## MATERIAL SUPPLIED
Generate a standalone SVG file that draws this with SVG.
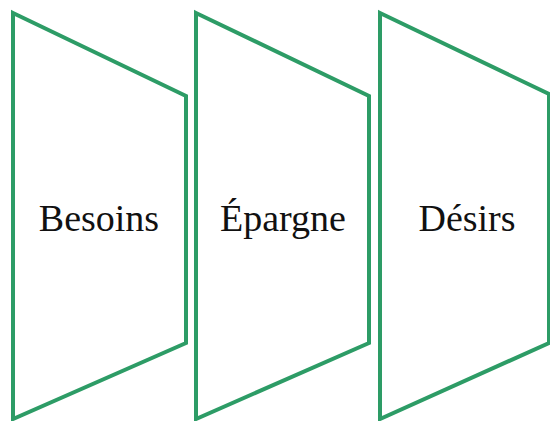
<svg xmlns="http://www.w3.org/2000/svg" width="550" height="421" viewBox="0 0 550 421">
<style>
.shape{fill:#ffffff;stroke:#2d9c66;stroke-width:4;stroke-linejoin:miter}
.lbl{font-family:"Liberation Serif","Times New Roman",serif;font-size:38px;fill:#111111;text-anchor:middle}
</style>
<rect width="550" height="421" fill="#ffffff"/>
<g id="node-besoins">
<polygon class="shape" points="13,13 186,96 186,343 13,419"/>
<text class="lbl" x="99" y="231">Besoins</text>
</g>
<g id="node-epargne">
<polygon class="shape" points="196,13 369,96 369,343 196,419"/>
<text class="lbl" x="283" y="231">Épargne</text>
</g>
<g id="node-desirs">
<polygon class="shape" points="380,13 549,94 549,343 380,419"/>
<text class="lbl" x="467" y="231">Désirs</text>
</g>
<g id="connectors"></g>
</svg>
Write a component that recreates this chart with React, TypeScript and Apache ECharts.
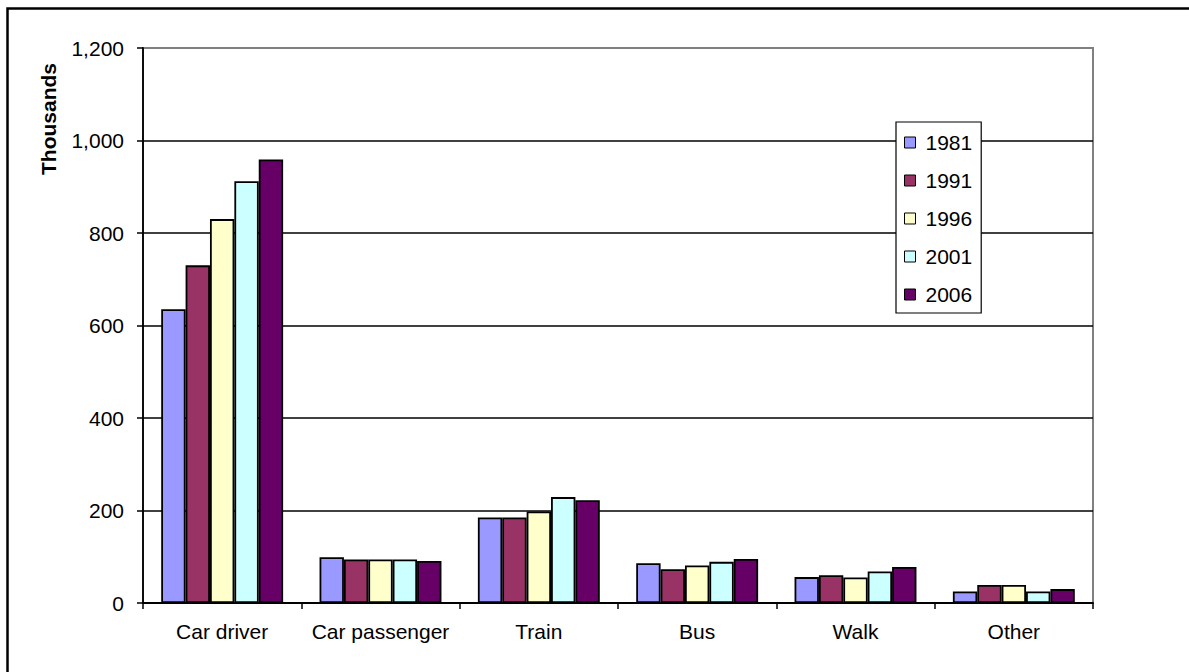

## THE TASK
Please repeat the entries exactly. Do not include the pictures.

## OUTPUT FOR THIS EXERCISE
Generate a standalone SVG file that draws this with SVG.
<svg xmlns="http://www.w3.org/2000/svg" width="550" height="421" viewBox="0 0 550 421">
<style>
.shape{fill:#ffffff;stroke:#2d9c66;stroke-width:4;stroke-linejoin:miter}
.lbl{font-family:"Liberation Serif","Times New Roman",serif;font-size:38px;fill:#111111;text-anchor:middle}
</style>
<rect width="550" height="421" fill="#ffffff"/>
<g id="node-besoins">
<polygon class="shape" points="13,13 186,96 186,343 13,419"/>
<text class="lbl" x="99" y="231">Besoins</text>
</g>
<g id="node-epargne">
<polygon class="shape" points="196,13 369,96 369,343 196,419"/>
<text class="lbl" x="283" y="231">Épargne</text>
</g>
<g id="node-desirs">
<polygon class="shape" points="380,13 549,94 549,343 380,419"/>
<text class="lbl" x="467" y="231">Désirs</text>
</g>
<g id="connectors"></g>
</svg>
Write a component that recreates this chart with React, TypeScript and Apache ECharts.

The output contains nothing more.